Collection entries
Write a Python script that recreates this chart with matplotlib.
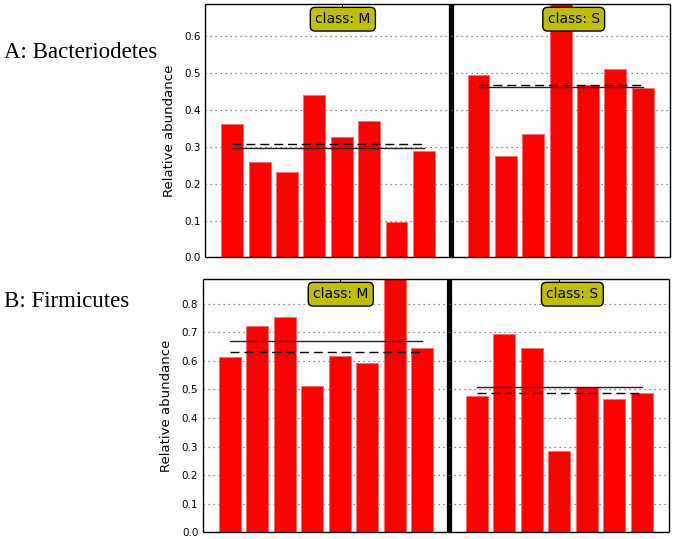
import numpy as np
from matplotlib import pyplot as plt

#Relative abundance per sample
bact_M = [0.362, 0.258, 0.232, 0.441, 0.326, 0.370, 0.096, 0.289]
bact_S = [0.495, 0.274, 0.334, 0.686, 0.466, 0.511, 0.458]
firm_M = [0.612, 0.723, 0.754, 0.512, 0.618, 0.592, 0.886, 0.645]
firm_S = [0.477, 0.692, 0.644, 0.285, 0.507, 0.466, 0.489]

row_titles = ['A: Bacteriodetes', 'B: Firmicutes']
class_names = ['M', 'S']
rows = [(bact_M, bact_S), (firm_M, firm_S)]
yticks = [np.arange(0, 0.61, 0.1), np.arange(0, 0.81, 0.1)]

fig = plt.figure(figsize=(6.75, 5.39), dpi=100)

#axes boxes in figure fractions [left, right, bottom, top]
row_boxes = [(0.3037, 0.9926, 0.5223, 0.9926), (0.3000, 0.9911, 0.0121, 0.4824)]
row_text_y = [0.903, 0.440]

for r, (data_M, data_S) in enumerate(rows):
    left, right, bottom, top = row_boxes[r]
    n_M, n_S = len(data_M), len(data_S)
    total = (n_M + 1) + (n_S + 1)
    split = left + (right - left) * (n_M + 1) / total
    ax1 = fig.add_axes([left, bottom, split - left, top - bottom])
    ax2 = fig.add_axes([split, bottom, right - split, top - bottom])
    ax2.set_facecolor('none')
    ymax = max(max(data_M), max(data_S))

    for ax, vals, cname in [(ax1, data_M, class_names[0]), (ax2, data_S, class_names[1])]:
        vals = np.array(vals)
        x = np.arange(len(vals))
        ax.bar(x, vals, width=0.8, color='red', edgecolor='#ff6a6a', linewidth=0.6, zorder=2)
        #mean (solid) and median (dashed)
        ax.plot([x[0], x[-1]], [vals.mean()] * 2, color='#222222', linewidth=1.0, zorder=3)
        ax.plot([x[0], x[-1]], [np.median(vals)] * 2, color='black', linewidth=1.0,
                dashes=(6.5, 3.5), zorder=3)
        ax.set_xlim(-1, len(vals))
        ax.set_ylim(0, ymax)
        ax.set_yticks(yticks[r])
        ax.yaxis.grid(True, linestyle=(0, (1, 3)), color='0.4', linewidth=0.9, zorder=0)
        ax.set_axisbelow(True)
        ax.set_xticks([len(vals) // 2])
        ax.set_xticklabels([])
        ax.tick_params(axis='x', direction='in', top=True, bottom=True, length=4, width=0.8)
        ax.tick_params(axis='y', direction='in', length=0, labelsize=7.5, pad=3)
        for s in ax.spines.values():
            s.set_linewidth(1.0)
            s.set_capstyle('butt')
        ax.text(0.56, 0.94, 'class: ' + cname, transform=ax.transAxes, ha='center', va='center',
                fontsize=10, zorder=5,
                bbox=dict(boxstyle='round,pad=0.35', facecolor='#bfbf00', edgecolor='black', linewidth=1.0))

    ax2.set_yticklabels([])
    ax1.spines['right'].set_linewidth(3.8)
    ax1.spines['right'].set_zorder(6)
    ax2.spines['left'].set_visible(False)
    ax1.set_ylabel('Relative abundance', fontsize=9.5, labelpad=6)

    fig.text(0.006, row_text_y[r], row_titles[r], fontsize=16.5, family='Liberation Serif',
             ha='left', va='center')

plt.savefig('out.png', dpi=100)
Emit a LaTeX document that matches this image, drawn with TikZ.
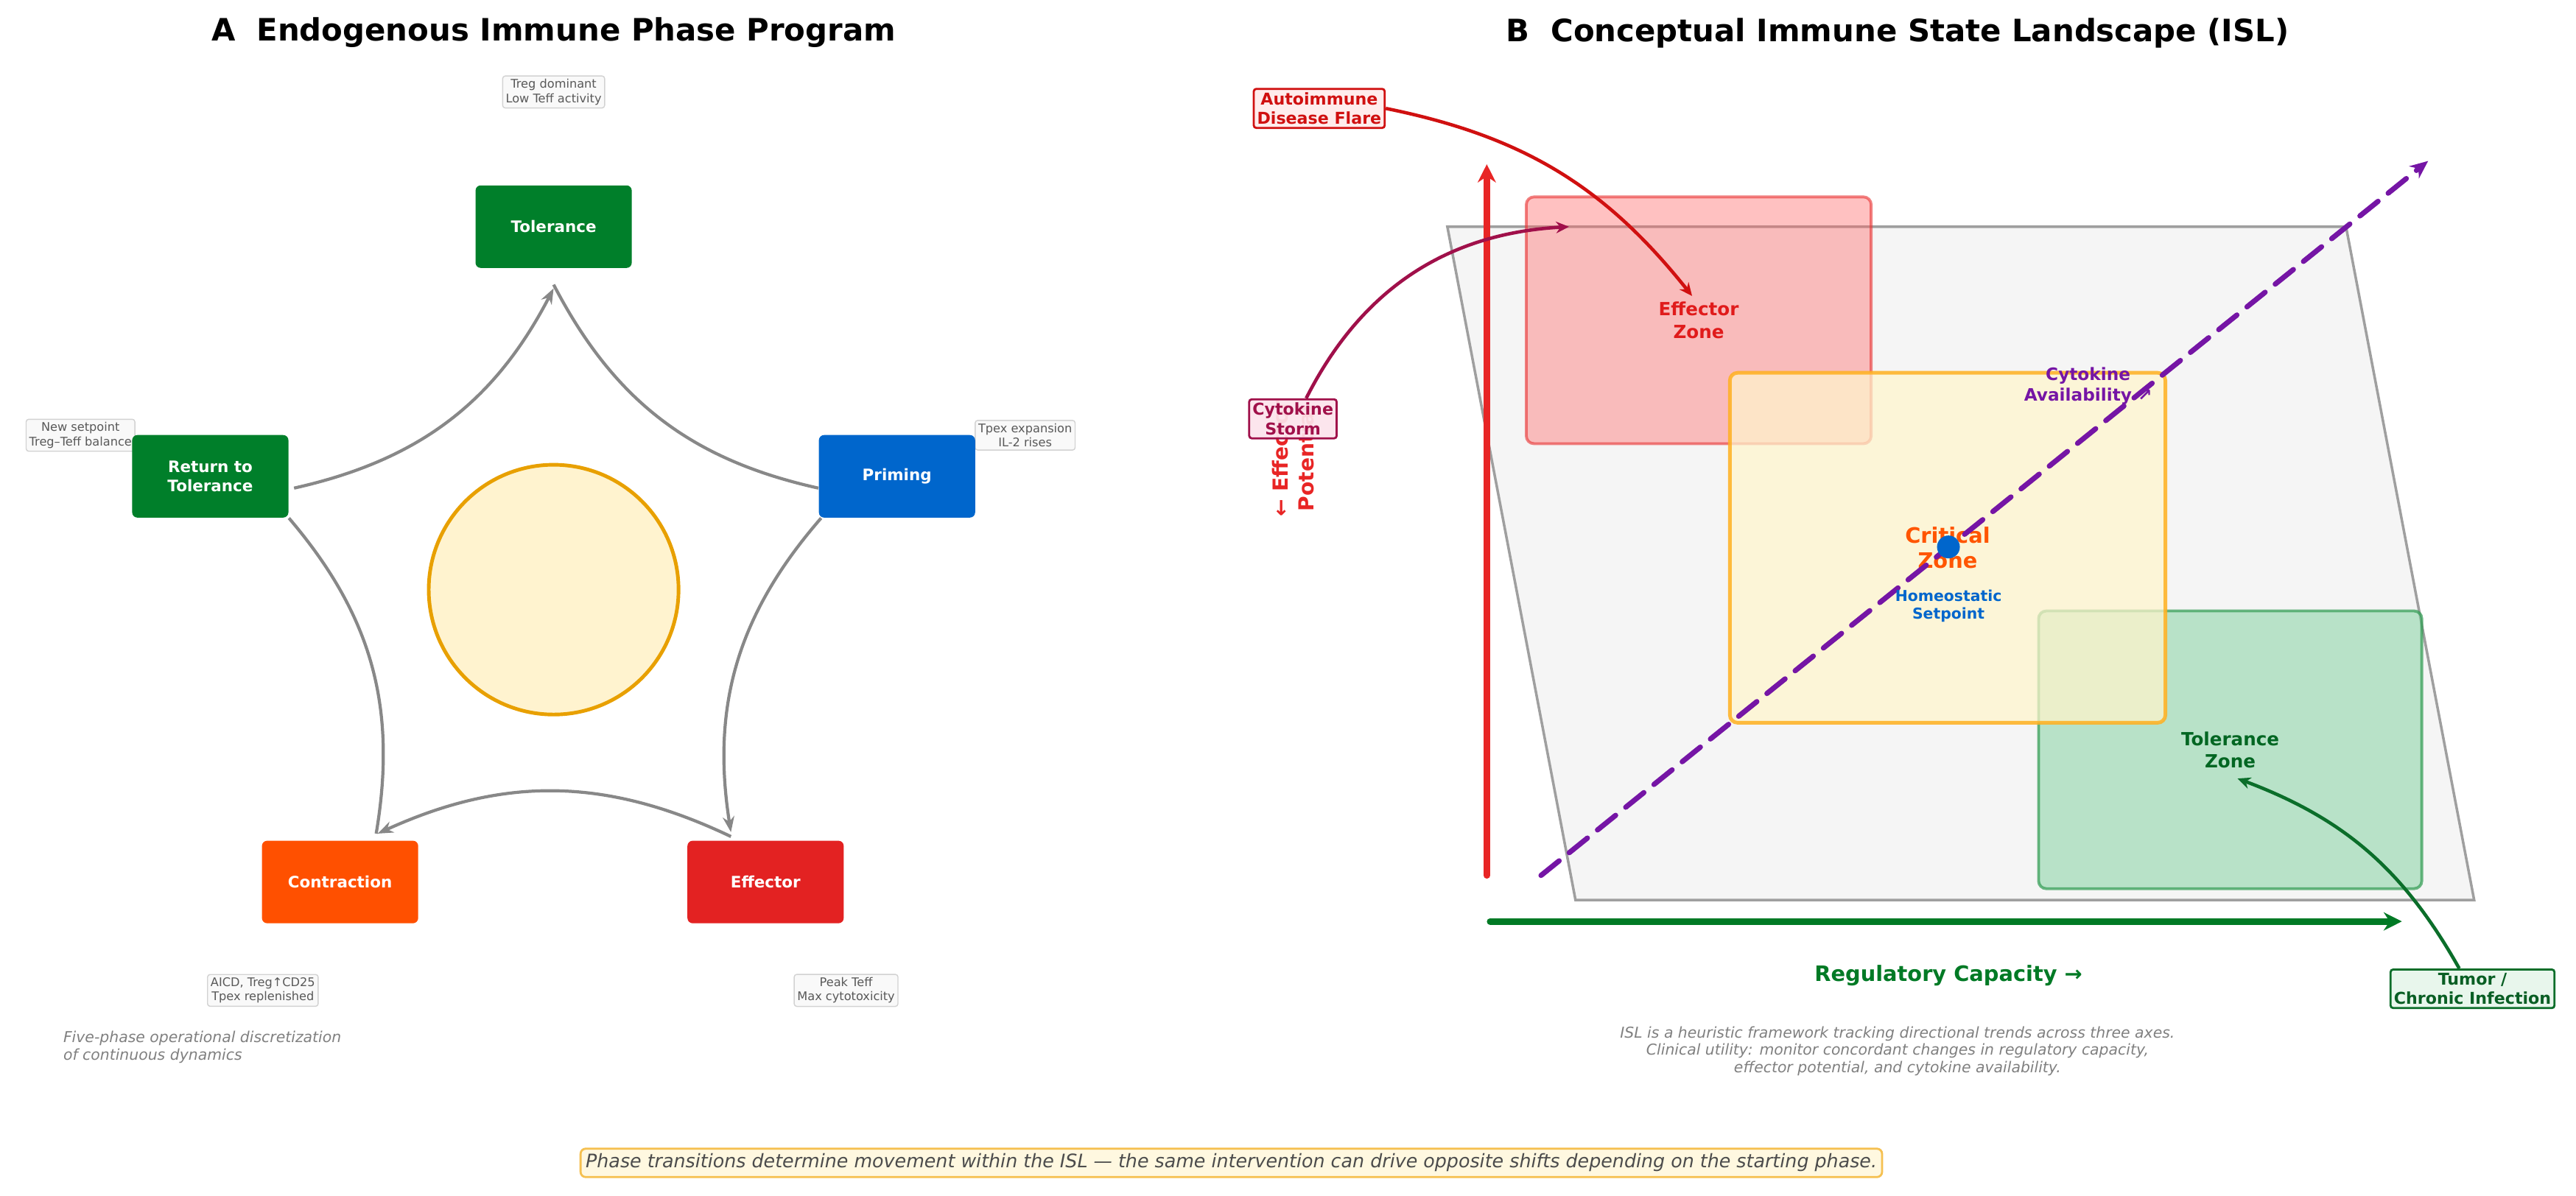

Prompt: Return every line of the records exactly as given, pictures excluded.

Output of the task:
Write a Python script that recreates this chart with matplotlib.
import numpy as np
from matplotlib import pyplot as plt

#Relative abundance per sample
bact_M = [0.362, 0.258, 0.232, 0.441, 0.326, 0.370, 0.096, 0.289]
bact_S = [0.495, 0.274, 0.334, 0.686, 0.466, 0.511, 0.458]
firm_M = [0.612, 0.723, 0.754, 0.512, 0.618, 0.592, 0.886, 0.645]
firm_S = [0.477, 0.692, 0.644, 0.285, 0.507, 0.466, 0.489]

row_titles = ['A: Bacteriodetes', 'B: Firmicutes']
class_names = ['M', 'S']
rows = [(bact_M, bact_S), (firm_M, firm_S)]
yticks = [np.arange(0, 0.61, 0.1), np.arange(0, 0.81, 0.1)]

fig = plt.figure(figsize=(6.75, 5.39), dpi=100)

#axes boxes in figure fractions [left, right, bottom, top]
row_boxes = [(0.3037, 0.9926, 0.5223, 0.9926), (0.3000, 0.9911, 0.0121, 0.4824)]
row_text_y = [0.903, 0.440]

for r, (data_M, data_S) in enumerate(rows):
    left, right, bottom, top = row_boxes[r]
    n_M, n_S = len(data_M), len(data_S)
    total = (n_M + 1) + (n_S + 1)
    split = left + (right - left) * (n_M + 1) / total
    ax1 = fig.add_axes([left, bottom, split - left, top - bottom])
    ax2 = fig.add_axes([split, bottom, right - split, top - bottom])
    ax2.set_facecolor('none')
    ymax = max(max(data_M), max(data_S))

    for ax, vals, cname in [(ax1, data_M, class_names[0]), (ax2, data_S, class_names[1])]:
        vals = np.array(vals)
        x = np.arange(len(vals))
        ax.bar(x, vals, width=0.8, color='red', edgecolor='#ff6a6a', linewidth=0.6, zorder=2)
        #mean (solid) and median (dashed)
        ax.plot([x[0], x[-1]], [vals.mean()] * 2, color='#222222', linewidth=1.0, zorder=3)
        ax.plot([x[0], x[-1]], [np.median(vals)] * 2, color='black', linewidth=1.0,
                dashes=(6.5, 3.5), zorder=3)
        ax.set_xlim(-1, len(vals))
        ax.set_ylim(0, ymax)
        ax.set_yticks(yticks[r])
        ax.yaxis.grid(True, linestyle=(0, (1, 3)), color='0.4', linewidth=0.9, zorder=0)
        ax.set_axisbelow(True)
        ax.set_xticks([len(vals) // 2])
        ax.set_xticklabels([])
        ax.tick_params(axis='x', direction='in', top=True, bottom=True, length=4, width=0.8)
        ax.tick_params(axis='y', direction='in', length=0, labelsize=7.5, pad=3)
        for s in ax.spines.values():
            s.set_linewidth(1.0)
            s.set_capstyle('butt')
        ax.text(0.56, 0.94, 'class: ' + cname, transform=ax.transAxes, ha='center', va='center',
                fontsize=10, zorder=5,
                bbox=dict(boxstyle='round,pad=0.35', facecolor='#bfbf00', edgecolor='black', linewidth=1.0))

    ax2.set_yticklabels([])
    ax1.spines['right'].set_linewidth(3.8)
    ax1.spines['right'].set_zorder(6)
    ax2.spines['left'].set_visible(False)
    ax1.set_ylabel('Relative abundance', fontsize=9.5, labelpad=6)

    fig.text(0.006, row_text_y[r], row_titles[r], fontsize=16.5, family='Liberation Serif',
             ha='left', va='center')

plt.savefig('out.png', dpi=100)
Emit a LaTeX document that matches this image, drawn with TikZ.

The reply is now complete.